| CHALLENGE |
Repeat the full listing, word for word.

| DATA PROVIDED |
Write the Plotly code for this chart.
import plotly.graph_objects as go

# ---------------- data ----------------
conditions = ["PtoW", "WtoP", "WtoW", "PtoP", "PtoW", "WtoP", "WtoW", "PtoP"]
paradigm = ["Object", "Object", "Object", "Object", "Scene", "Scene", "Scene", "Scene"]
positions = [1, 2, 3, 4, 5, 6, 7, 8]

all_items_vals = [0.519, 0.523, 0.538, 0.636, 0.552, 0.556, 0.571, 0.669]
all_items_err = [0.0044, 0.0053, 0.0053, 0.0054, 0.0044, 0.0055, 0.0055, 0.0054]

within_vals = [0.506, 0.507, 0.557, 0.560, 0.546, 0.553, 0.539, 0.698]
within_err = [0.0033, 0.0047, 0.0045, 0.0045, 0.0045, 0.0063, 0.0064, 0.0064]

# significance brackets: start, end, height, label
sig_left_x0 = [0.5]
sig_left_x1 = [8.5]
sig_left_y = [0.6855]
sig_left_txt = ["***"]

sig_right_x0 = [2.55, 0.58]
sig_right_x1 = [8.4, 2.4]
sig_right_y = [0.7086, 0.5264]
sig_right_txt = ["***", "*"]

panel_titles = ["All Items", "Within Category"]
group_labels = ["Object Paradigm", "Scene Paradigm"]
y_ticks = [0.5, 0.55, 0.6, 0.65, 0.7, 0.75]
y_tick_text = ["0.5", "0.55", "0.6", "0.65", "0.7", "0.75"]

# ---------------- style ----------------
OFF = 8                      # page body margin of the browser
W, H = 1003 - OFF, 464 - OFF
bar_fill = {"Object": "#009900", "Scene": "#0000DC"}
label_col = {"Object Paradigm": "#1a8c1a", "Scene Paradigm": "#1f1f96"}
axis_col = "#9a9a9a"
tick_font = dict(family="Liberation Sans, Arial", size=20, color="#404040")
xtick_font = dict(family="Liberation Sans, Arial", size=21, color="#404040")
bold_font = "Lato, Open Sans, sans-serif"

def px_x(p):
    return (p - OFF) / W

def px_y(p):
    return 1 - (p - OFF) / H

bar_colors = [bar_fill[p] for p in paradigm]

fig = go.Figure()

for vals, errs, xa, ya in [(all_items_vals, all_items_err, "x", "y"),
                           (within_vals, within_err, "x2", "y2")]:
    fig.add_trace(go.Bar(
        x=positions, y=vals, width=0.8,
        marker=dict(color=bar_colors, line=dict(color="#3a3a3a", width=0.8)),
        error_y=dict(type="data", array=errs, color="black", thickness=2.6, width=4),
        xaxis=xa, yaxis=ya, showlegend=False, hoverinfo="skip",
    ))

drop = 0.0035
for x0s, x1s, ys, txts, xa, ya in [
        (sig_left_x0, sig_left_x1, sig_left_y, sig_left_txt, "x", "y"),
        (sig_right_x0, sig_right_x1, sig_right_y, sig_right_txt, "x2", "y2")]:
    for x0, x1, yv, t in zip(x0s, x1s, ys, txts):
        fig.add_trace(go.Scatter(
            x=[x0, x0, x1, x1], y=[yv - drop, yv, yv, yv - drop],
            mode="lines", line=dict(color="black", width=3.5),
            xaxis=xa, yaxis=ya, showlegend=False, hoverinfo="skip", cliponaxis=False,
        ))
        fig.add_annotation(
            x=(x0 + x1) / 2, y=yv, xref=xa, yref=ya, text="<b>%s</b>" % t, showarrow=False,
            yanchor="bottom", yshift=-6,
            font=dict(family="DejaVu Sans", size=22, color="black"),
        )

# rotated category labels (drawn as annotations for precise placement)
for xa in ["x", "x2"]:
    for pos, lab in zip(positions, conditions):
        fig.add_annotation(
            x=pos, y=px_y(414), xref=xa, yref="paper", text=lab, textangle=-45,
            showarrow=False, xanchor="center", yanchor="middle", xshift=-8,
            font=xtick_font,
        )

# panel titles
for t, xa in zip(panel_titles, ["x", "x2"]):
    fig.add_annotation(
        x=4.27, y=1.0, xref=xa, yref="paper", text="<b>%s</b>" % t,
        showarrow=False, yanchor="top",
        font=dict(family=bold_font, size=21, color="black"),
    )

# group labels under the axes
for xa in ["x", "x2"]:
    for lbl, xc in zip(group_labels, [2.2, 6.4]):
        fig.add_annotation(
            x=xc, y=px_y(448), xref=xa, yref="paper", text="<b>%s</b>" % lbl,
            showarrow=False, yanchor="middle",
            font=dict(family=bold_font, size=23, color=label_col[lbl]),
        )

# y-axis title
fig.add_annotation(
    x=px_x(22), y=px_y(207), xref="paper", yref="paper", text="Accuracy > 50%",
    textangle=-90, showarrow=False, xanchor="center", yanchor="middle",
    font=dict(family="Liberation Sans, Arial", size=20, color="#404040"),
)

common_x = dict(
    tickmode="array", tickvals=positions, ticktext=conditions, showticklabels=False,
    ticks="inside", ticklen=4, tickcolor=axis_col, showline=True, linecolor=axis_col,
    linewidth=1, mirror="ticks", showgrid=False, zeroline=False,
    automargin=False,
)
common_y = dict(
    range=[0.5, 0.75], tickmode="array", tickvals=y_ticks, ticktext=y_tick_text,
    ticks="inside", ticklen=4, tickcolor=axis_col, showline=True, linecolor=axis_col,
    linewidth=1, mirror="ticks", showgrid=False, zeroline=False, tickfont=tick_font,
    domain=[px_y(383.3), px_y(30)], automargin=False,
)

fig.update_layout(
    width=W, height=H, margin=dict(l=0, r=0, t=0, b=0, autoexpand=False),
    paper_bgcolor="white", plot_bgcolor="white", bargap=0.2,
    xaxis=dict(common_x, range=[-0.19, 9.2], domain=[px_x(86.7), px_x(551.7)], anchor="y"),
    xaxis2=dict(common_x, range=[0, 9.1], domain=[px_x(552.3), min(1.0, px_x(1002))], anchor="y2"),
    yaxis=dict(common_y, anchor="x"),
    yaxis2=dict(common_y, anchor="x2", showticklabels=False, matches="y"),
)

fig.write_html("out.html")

| RESULT OF THIS TASK |
Write the Plotly code for this chart.
import plotly.graph_objects as go

# ---------------- data ----------------
conditions = ["PtoW", "WtoP", "WtoW", "PtoP", "PtoW", "WtoP", "WtoW", "PtoP"]
paradigm = ["Object", "Object", "Object", "Object", "Scene", "Scene", "Scene", "Scene"]
positions = [1, 2, 3, 4, 5, 6, 7, 8]

all_items_vals = [0.519, 0.523, 0.538, 0.636, 0.552, 0.556, 0.571, 0.669]
all_items_err = [0.0044, 0.0053, 0.0053, 0.0054, 0.0044, 0.0055, 0.0055, 0.0054]

within_vals = [0.506, 0.507, 0.557, 0.560, 0.546, 0.553, 0.539, 0.698]
within_err = [0.0033, 0.0047, 0.0045, 0.0045, 0.0045, 0.0063, 0.0064, 0.0064]

# significance brackets: start, end, height, label
sig_left_x0 = [0.5]
sig_left_x1 = [8.5]
sig_left_y = [0.6855]
sig_left_txt = ["***"]

sig_right_x0 = [2.55, 0.58]
sig_right_x1 = [8.4, 2.4]
sig_right_y = [0.7086, 0.5264]
sig_right_txt = ["***", "*"]

panel_titles = ["All Items", "Within Category"]
group_labels = ["Object Paradigm", "Scene Paradigm"]
y_ticks = [0.5, 0.55, 0.6, 0.65, 0.7, 0.75]
y_tick_text = ["0.5", "0.55", "0.6", "0.65", "0.7", "0.75"]

# ---------------- style ----------------
OFF = 8                      # page body margin of the browser
W, H = 1003 - OFF, 464 - OFF
bar_fill = {"Object": "#009900", "Scene": "#0000DC"}
label_col = {"Object Paradigm": "#1a8c1a", "Scene Paradigm": "#1f1f96"}
axis_col = "#9a9a9a"
tick_font = dict(family="Liberation Sans, Arial", size=20, color="#404040")
xtick_font = dict(family="Liberation Sans, Arial", size=21, color="#404040")
bold_font = "Lato, Open Sans, sans-serif"

def px_x(p):
    return (p - OFF) / W

def px_y(p):
    return 1 - (p - OFF) / H

bar_colors = [bar_fill[p] for p in paradigm]

fig = go.Figure()

for vals, errs, xa, ya in [(all_items_vals, all_items_err, "x", "y"),
                           (within_vals, within_err, "x2", "y2")]:
    fig.add_trace(go.Bar(
        x=positions, y=vals, width=0.8,
        marker=dict(color=bar_colors, line=dict(color="#3a3a3a", width=0.8)),
        error_y=dict(type="data", array=errs, color="black", thickness=2.6, width=4),
        xaxis=xa, yaxis=ya, showlegend=False, hoverinfo="skip",
    ))

drop = 0.0035
for x0s, x1s, ys, txts, xa, ya in [
        (sig_left_x0, sig_left_x1, sig_left_y, sig_left_txt, "x", "y"),
        (sig_right_x0, sig_right_x1, sig_right_y, sig_right_txt, "x2", "y2")]:
    for x0, x1, yv, t in zip(x0s, x1s, ys, txts):
        fig.add_trace(go.Scatter(
            x=[x0, x0, x1, x1], y=[yv - drop, yv, yv, yv - drop],
            mode="lines", line=dict(color="black", width=3.5),
            xaxis=xa, yaxis=ya, showlegend=False, hoverinfo="skip", cliponaxis=False,
        ))
        fig.add_annotation(
            x=(x0 + x1) / 2, y=yv, xref=xa, yref=ya, text="<b>%s</b>" % t, showarrow=False,
            yanchor="bottom", yshift=-6,
            font=dict(family="DejaVu Sans", size=22, color="black"),
        )

# rotated category labels (drawn as annotations for precise placement)
for xa in ["x", "x2"]:
    for pos, lab in zip(positions, conditions):
        fig.add_annotation(
            x=pos, y=px_y(414), xref=xa, yref="paper", text=lab, textangle=-45,
            showarrow=False, xanchor="center", yanchor="middle", xshift=-8,
            font=xtick_font,
        )

# panel titles
for t, xa in zip(panel_titles, ["x", "x2"]):
    fig.add_annotation(
        x=4.27, y=1.0, xref=xa, yref="paper", text="<b>%s</b>" % t,
        showarrow=False, yanchor="top",
        font=dict(family=bold_font, size=21, color="black"),
    )

# group labels under the axes
for xa in ["x", "x2"]:
    for lbl, xc in zip(group_labels, [2.2, 6.4]):
        fig.add_annotation(
            x=xc, y=px_y(448), xref=xa, yref="paper", text="<b>%s</b>" % lbl,
            showarrow=False, yanchor="middle",
            font=dict(family=bold_font, size=23, color=label_col[lbl]),
        )

# y-axis title
fig.add_annotation(
    x=px_x(22), y=px_y(207), xref="paper", yref="paper", text="Accuracy > 50%",
    textangle=-90, showarrow=False, xanchor="center", yanchor="middle",
    font=dict(family="Liberation Sans, Arial", size=20, color="#404040"),
)

common_x = dict(
    tickmode="array", tickvals=positions, ticktext=conditions, showticklabels=False,
    ticks="inside", ticklen=4, tickcolor=axis_col, showline=True, linecolor=axis_col,
    linewidth=1, mirror="ticks", showgrid=False, zeroline=False,
    automargin=False,
)
common_y = dict(
    range=[0.5, 0.75], tickmode="array", tickvals=y_ticks, ticktext=y_tick_text,
    ticks="inside", ticklen=4, tickcolor=axis_col, showline=True, linecolor=axis_col,
    linewidth=1, mirror="ticks", showgrid=False, zeroline=False, tickfont=tick_font,
    domain=[px_y(383.3), px_y(30)], automargin=False,
)

fig.update_layout(
    width=W, height=H, margin=dict(l=0, r=0, t=0, b=0, autoexpand=False),
    paper_bgcolor="white", plot_bgcolor="white", bargap=0.2,
    xaxis=dict(common_x, range=[-0.19, 9.2], domain=[px_x(86.7), px_x(551.7)], anchor="y"),
    xaxis2=dict(common_x, range=[0, 9.1], domain=[px_x(552.3), min(1.0, px_x(1002))], anchor="y2"),
    yaxis=dict(common_y, anchor="x"),
    yaxis2=dict(common_y, anchor="x2", showticklabels=False, matches="y"),
)

fig.write_html("out.html")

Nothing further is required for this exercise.